[start]

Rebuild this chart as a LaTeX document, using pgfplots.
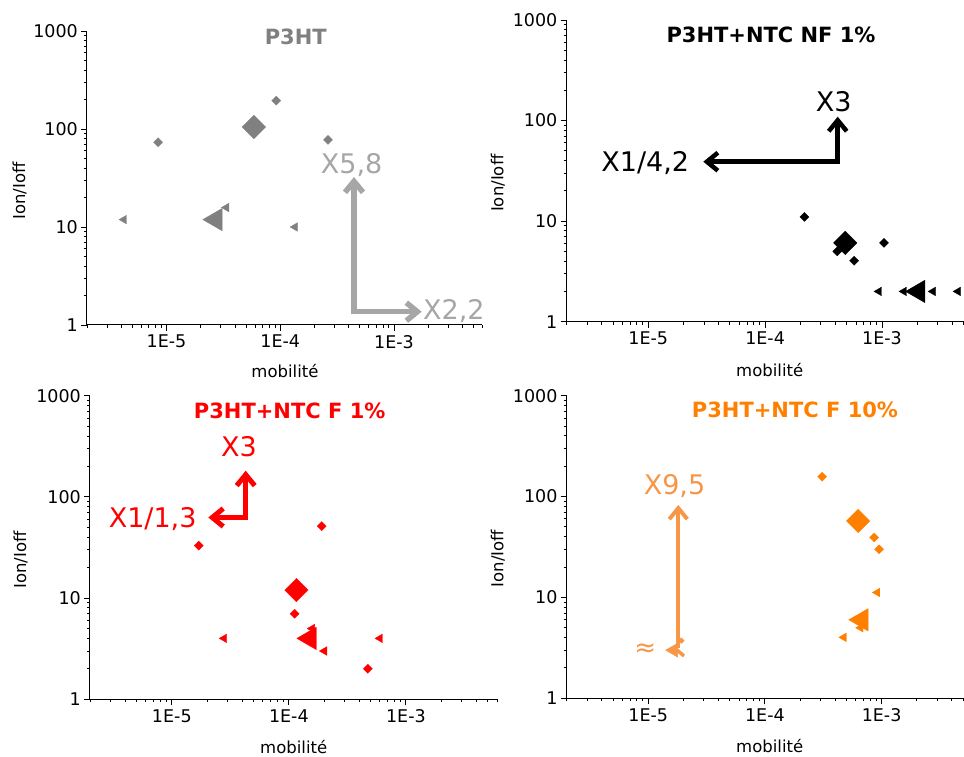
\documentclass[border=0pt]{standalone}
\usepackage{fontspec}
\setmainfont{DejaVu Sans}
\usepackage{pgfplots}
\pgfplotsset{compat=1.18}
\usetikzlibrary{arrows.meta}
\definecolor{pgray}{RGB}{128,128,128}
\definecolor{lgray}{RGB}{166,166,166}
\definecolor{pred}{RGB}{255,0,0}
\definecolor{porange}{RGB}{255,128,0}
\definecolor{lorange}{RGB}{247,150,70}
\pgfplotsset{
  myaxis/.style={
    scale only axis,
    xmin=2e-6, xmax=6e-3, ymin=1, ymax=1000,
    axis x line*=bottom, axis y line*=left,
    axis line style={line width=1pt,-},
    tick align=outside, major tick length=6pt, minor tick length=3pt,
    every tick/.style={black, line width=0.9pt},
    xtick={1e-5,1e-4,1e-3}, xticklabels={1E-5,1E-4,1E-3},
    ytick={1,10,100,1000}, yticklabels={1,10,100,1000},
    minor xtick={2e-6,3e-6,4e-6,5e-6,6e-6,7e-6,8e-6,9e-6,2e-5,3e-5,4e-5,5e-5,6e-5,7e-5,8e-5,9e-5,2e-4,3e-4,4e-4,5e-4,6e-4,7e-4,8e-4,9e-4,2e-3,3e-3,4e-3,5e-3,6e-3},
    minor ytick={2,3,4,5,6,7,8,9,20,30,40,50,60,70,80,90,200,300,400,500,600,700,800,900},
    tick label style={font=\fontsize{17.5}{17.5}\selectfont},
    xticklabel style={anchor=north, inner sep=0pt, yshift=-4pt},
    yticklabel style={anchor=east, inner sep=0pt, xshift=-3pt},
    clip=false,
  },
  sdia/.style={only marks, mark=square*, mark size=3.2pt, mark options={rotate=45, line width=0.3pt}},
  bdia/.style={only marks, mark=square*, mark size=8.3pt, mark options={rotate=45, line width=0.3pt}},
  stri/.style={only marks, mark=triangle*, mark size=5pt, mark options={rotate=90, line width=0.3pt}},
  btri/.style={only marks, mark=triangle*, mark size=13pt, mark options={rotate=90, line width=0.3pt}},
}
\tikzset{
  ann/.style={inner sep=0pt, font=\fontsize{27}{27}\selectfont},
  ttl/.style={inner sep=0pt, font=\fontsize{21}{21}\selectfont\bfseries, anchor=base},
  lab/.style={inner sep=0pt, font=\fontsize{16.5}{16.5}\selectfont, anchor=base},
  barb/.style={line width=#1, line join=miter},
}
\begin{document}
\begin{tikzpicture}
\useasboundingbox (0,0) rectangle (964pt,757pt);
% Panel 1: P3HT
\begin{axis}[xmode=log, ymode=log, myaxis, at={(87pt,432pt)}, anchor=south west, width=395.5pt, height=294pt]
\addplot[sdia, color=pgray] coordinates {(8.45e-6,73.3) (9.22e-5,195) (2.63e-4,77.3)};
\addplot[bdia, color=pgray] coordinates {(5.86e-5,104.8)};
\addplot[stri, color=pgray] coordinates {(4.23e-6,11.9) (3.36e-5,15.8) (1.35e-4,10)};
\addplot[btri, color=pgray] coordinates {(2.71e-5,11.9)};
\end{axis}
% Panel 2: P3HT+NTC NF 1%
\begin{axis}[xmode=log, ymode=log, myaxis, at={(566.5pt,435.3pt)}, anchor=south west, width=406.5pt, height=301.7pt]
\addplot[sdia, color=black] coordinates {(2.17e-4,11) (4.14e-4,5) (5.77e-4,4.03) (1.04e-3,6.08)};
\addplot[bdia, color=black] coordinates {(4.85e-4,6.08)};
\addplot[stri, color=black] coordinates {(9.42e-4,2) (1.54e-3,2) (2.73e-3,2) (4.47e-3,2)};
\addplot[btri, color=black] coordinates {(2.05e-3,2)};
\end{axis}
% Panel 3: P3HT+NTC F 1%
\begin{axis}[xmode=log, ymode=log, myaxis, at={(90pt,57.7pt)}, anchor=south west, width=407pt, height=303.6pt]
\addplot[sdia, color=pred] coordinates {(1.7e-5,33) (1.91e-4,51.5) (1.12e-4,7) (4.73e-4,2)};
\addplot[bdia, color=pred] coordinates {(1.16e-4,12)};
\addplot[stri, color=pred] coordinates {(2.8e-5,4) (1.58e-4,5) (2.01e-4,3) (6.0e-4,4)};
\addplot[btri, color=pred] coordinates {(1.51e-4,4)};
\end{axis}
% Panel 4: P3HT+NTC F 10%
\begin{axis}[xmode=log, ymode=log, myaxis, at={(566.7pt,58.7pt)}, anchor=south west, width=405.7pt, height=302.6pt]
\addplot[sdia, color=porange] coordinates {(3.09e-4,157) (8.63e-4,39.2) (9.53e-4,30)};
\addplot[bdia, color=porange] coordinates {(6.3e-4,57.3)};
\addplot[stri, color=porange] coordinates {(9.18e-4,11.2) (6.6e-4,5) (4.74e-4,4.02)};
\addplot[btri, color=porange] coordinates {(6.75e-4,6)};
\addplot[only marks, mark=triangle*, mark size=8pt, mark options={rotate=90}, color=lorange] coordinates {(1.65e-5,3)};
\addplot[only marks, mark=square*, mark size=2pt, mark options={rotate=45}, color=lorange] coordinates {(1.92e-5,3.73)};
\end{axis}
% annotations, in pixel coordinates (y downward)
\begin{scope}[yshift=757pt, x=1pt, y=-1pt]
\node[ttl, pgray] at (295.8,45) {P3HT};
\node[ttl, black] at (771,42.7) {P3HT+NTC NF 1\%};
\node[ttl, pred] at (289.7,419) {P3HT+NTC F 1\%};
\node[ttl, porange] at (795,417.7) {P3HT+NTC F 10\%};
\node[lab] at (285,378) {mobilité};
\node[lab] at (769.7,376.7) {mobilité};
\node[lab] at (293.7,753.5) {mobilité};
\node[lab] at (769.7,753) {mobilité};
\node[lab, rotate=90] at (25,190.8) {Ion/Ioff};
\node[lab, rotate=90] at (503.3,183.3) {Ion/Ioff};
\node[lab, rotate=90] at (26,560) {Ion/Ioff};
\node[lab, rotate=90] at (503.3,558.7) {Ion/Ioff};
\draw[barb=5.5pt, lgray, {Straight Barb[length=11pt,width=18pt]}-{Straight Barb[length=11pt,width=18pt]}]
  (354,177) -- (354,311.7) -- (421.7,311.7);
\node[ann, lgray, anchor=base] at (351.7,174) {X5,8};
\node[ann, lgray, anchor=base west] at (423,320) {X2,2};
\draw[barb=4.5pt, black, {Straight Barb[length=11pt,width=18pt]}-{Straight Barb[length=11pt,width=18pt]}]
  (837.7,116.7) -- (837.7,161.7) -- (703.3,161.7);
\node[ann, black, anchor=base] at (833.7,111.7) {X3};
\node[ann, black, anchor=base east] at (689.3,171.7) {X1/4,2};
\draw[barb=5pt, pred, {Straight Barb[length=11pt,width=18pt]}-{Straight Barb[length=11pt,width=18pt]}]
  (245.7,470.7) -- (245.7,517.5) -- (208.3,517.5);
\node[ann, pred, anchor=base] at (239,456.7) {X3};
\node[ann, pred, anchor=base east] at (196.7,527.3) {X1/1,3};
\draw[barb=4pt, lorange, -{Straight Barb[length=11pt,width=18pt]}] (678.3,648) -- (678.3,505);
\draw[line width=3.5pt, lorange] (677,650) -- (684,656);
\node[ann, lorange, anchor=base] at (674.5,495) {X9,5};
\node[inner sep=0pt, lorange, font=\fontsize{26}{26}\selectfont] at (645.3,650) {≈};
\end{scope}
\end{tikzpicture}
\end{document}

[end]

**Goal**
Every line of the material is to be quoted exactly, with no pictures carried over.

**Written solution**
Rebuild this chart as a LaTeX document, using pgfplots.
\documentclass[border=0pt]{standalone}
\usepackage{fontspec}
\setmainfont{DejaVu Sans}
\usepackage{pgfplots}
\pgfplotsset{compat=1.18}
\usetikzlibrary{arrows.meta}
\definecolor{pgray}{RGB}{128,128,128}
\definecolor{lgray}{RGB}{166,166,166}
\definecolor{pred}{RGB}{255,0,0}
\definecolor{porange}{RGB}{255,128,0}
\definecolor{lorange}{RGB}{247,150,70}
\pgfplotsset{
  myaxis/.style={
    scale only axis,
    xmin=2e-6, xmax=6e-3, ymin=1, ymax=1000,
    axis x line*=bottom, axis y line*=left,
    axis line style={line width=1pt,-},
    tick align=outside, major tick length=6pt, minor tick length=3pt,
    every tick/.style={black, line width=0.9pt},
    xtick={1e-5,1e-4,1e-3}, xticklabels={1E-5,1E-4,1E-3},
    ytick={1,10,100,1000}, yticklabels={1,10,100,1000},
    minor xtick={2e-6,3e-6,4e-6,5e-6,6e-6,7e-6,8e-6,9e-6,2e-5,3e-5,4e-5,5e-5,6e-5,7e-5,8e-5,9e-5,2e-4,3e-4,4e-4,5e-4,6e-4,7e-4,8e-4,9e-4,2e-3,3e-3,4e-3,5e-3,6e-3},
    minor ytick={2,3,4,5,6,7,8,9,20,30,40,50,60,70,80,90,200,300,400,500,600,700,800,900},
    tick label style={font=\fontsize{17.5}{17.5}\selectfont},
    xticklabel style={anchor=north, inner sep=0pt, yshift=-4pt},
    yticklabel style={anchor=east, inner sep=0pt, xshift=-3pt},
    clip=false,
  },
  sdia/.style={only marks, mark=square*, mark size=3.2pt, mark options={rotate=45, line width=0.3pt}},
  bdia/.style={only marks, mark=square*, mark size=8.3pt, mark options={rotate=45, line width=0.3pt}},
  stri/.style={only marks, mark=triangle*, mark size=5pt, mark options={rotate=90, line width=0.3pt}},
  btri/.style={only marks, mark=triangle*, mark size=13pt, mark options={rotate=90, line width=0.3pt}},
}
\tikzset{
  ann/.style={inner sep=0pt, font=\fontsize{27}{27}\selectfont},
  ttl/.style={inner sep=0pt, font=\fontsize{21}{21}\selectfont\bfseries, anchor=base},
  lab/.style={inner sep=0pt, font=\fontsize{16.5}{16.5}\selectfont, anchor=base},
  barb/.style={line width=#1, line join=miter},
}
\begin{document}
\begin{tikzpicture}
\useasboundingbox (0,0) rectangle (964pt,757pt);
% Panel 1: P3HT
\begin{axis}[xmode=log, ymode=log, myaxis, at={(87pt,432pt)}, anchor=south west, width=395.5pt, height=294pt]
\addplot[sdia, color=pgray] coordinates {(8.45e-6,73.3) (9.22e-5,195) (2.63e-4,77.3)};
\addplot[bdia, color=pgray] coordinates {(5.86e-5,104.8)};
\addplot[stri, color=pgray] coordinates {(4.23e-6,11.9) (3.36e-5,15.8) (1.35e-4,10)};
\addplot[btri, color=pgray] coordinates {(2.71e-5,11.9)};
\end{axis}
% Panel 2: P3HT+NTC NF 1%
\begin{axis}[xmode=log, ymode=log, myaxis, at={(566.5pt,435.3pt)}, anchor=south west, width=406.5pt, height=301.7pt]
\addplot[sdia, color=black] coordinates {(2.17e-4,11) (4.14e-4,5) (5.77e-4,4.03) (1.04e-3,6.08)};
\addplot[bdia, color=black] coordinates {(4.85e-4,6.08)};
\addplot[stri, color=black] coordinates {(9.42e-4,2) (1.54e-3,2) (2.73e-3,2) (4.47e-3,2)};
\addplot[btri, color=black] coordinates {(2.05e-3,2)};
\end{axis}
% Panel 3: P3HT+NTC F 1%
\begin{axis}[xmode=log, ymode=log, myaxis, at={(90pt,57.7pt)}, anchor=south west, width=407pt, height=303.6pt]
\addplot[sdia, color=pred] coordinates {(1.7e-5,33) (1.91e-4,51.5) (1.12e-4,7) (4.73e-4,2)};
\addplot[bdia, color=pred] coordinates {(1.16e-4,12)};
\addplot[stri, color=pred] coordinates {(2.8e-5,4) (1.58e-4,5) (2.01e-4,3) (6.0e-4,4)};
\addplot[btri, color=pred] coordinates {(1.51e-4,4)};
\end{axis}
% Panel 4: P3HT+NTC F 10%
\begin{axis}[xmode=log, ymode=log, myaxis, at={(566.7pt,58.7pt)}, anchor=south west, width=405.7pt, height=302.6pt]
\addplot[sdia, color=porange] coordinates {(3.09e-4,157) (8.63e-4,39.2) (9.53e-4,30)};
\addplot[bdia, color=porange] coordinates {(6.3e-4,57.3)};
\addplot[stri, color=porange] coordinates {(9.18e-4,11.2) (6.6e-4,5) (4.74e-4,4.02)};
\addplot[btri, color=porange] coordinates {(6.75e-4,6)};
\addplot[only marks, mark=triangle*, mark size=8pt, mark options={rotate=90}, color=lorange] coordinates {(1.65e-5,3)};
\addplot[only marks, mark=square*, mark size=2pt, mark options={rotate=45}, color=lorange] coordinates {(1.92e-5,3.73)};
\end{axis}
% annotations, in pixel coordinates (y downward)
\begin{scope}[yshift=757pt, x=1pt, y=-1pt]
\node[ttl, pgray] at (295.8,45) {P3HT};
\node[ttl, black] at (771,42.7) {P3HT+NTC NF 1\%};
\node[ttl, pred] at (289.7,419) {P3HT+NTC F 1\%};
\node[ttl, porange] at (795,417.7) {P3HT+NTC F 10\%};
\node[lab] at (285,378) {mobilité};
\node[lab] at (769.7,376.7) {mobilité};
\node[lab] at (293.7,753.5) {mobilité};
\node[lab] at (769.7,753) {mobilité};
\node[lab, rotate=90] at (25,190.8) {Ion/Ioff};
\node[lab, rotate=90] at (503.3,183.3) {Ion/Ioff};
\node[lab, rotate=90] at (26,560) {Ion/Ioff};
\node[lab, rotate=90] at (503.3,558.7) {Ion/Ioff};
\draw[barb=5.5pt, lgray, {Straight Barb[length=11pt,width=18pt]}-{Straight Barb[length=11pt,width=18pt]}]
  (354,177) -- (354,311.7) -- (421.7,311.7);
\node[ann, lgray, anchor=base] at (351.7,174) {X5,8};
\node[ann, lgray, anchor=base west] at (423,320) {X2,2};
\draw[barb=4.5pt, black, {Straight Barb[length=11pt,width=18pt]}-{Straight Barb[length=11pt,width=18pt]}]
  (837.7,116.7) -- (837.7,161.7) -- (703.3,161.7);
\node[ann, black, anchor=base] at (833.7,111.7) {X3};
\node[ann, black, anchor=base east] at (689.3,171.7) {X1/4,2};
\draw[barb=5pt, pred, {Straight Barb[length=11pt,width=18pt]}-{Straight Barb[length=11pt,width=18pt]}]
  (245.7,470.7) -- (245.7,517.5) -- (208.3,517.5);
\node[ann, pred, anchor=base] at (239,456.7) {X3};
\node[ann, pred, anchor=base east] at (196.7,527.3) {X1/1,3};
\draw[barb=4pt, lorange, -{Straight Barb[length=11pt,width=18pt]}] (678.3,648) -- (678.3,505);
\draw[line width=3.5pt, lorange] (677,650) -- (684,656);
\node[ann, lorange, anchor=base] at (674.5,495) {X9,5};
\node[inner sep=0pt, lorange, font=\fontsize{26}{26}\selectfont] at (645.3,650) {≈};
\end{scope}
\end{tikzpicture}
\end{document}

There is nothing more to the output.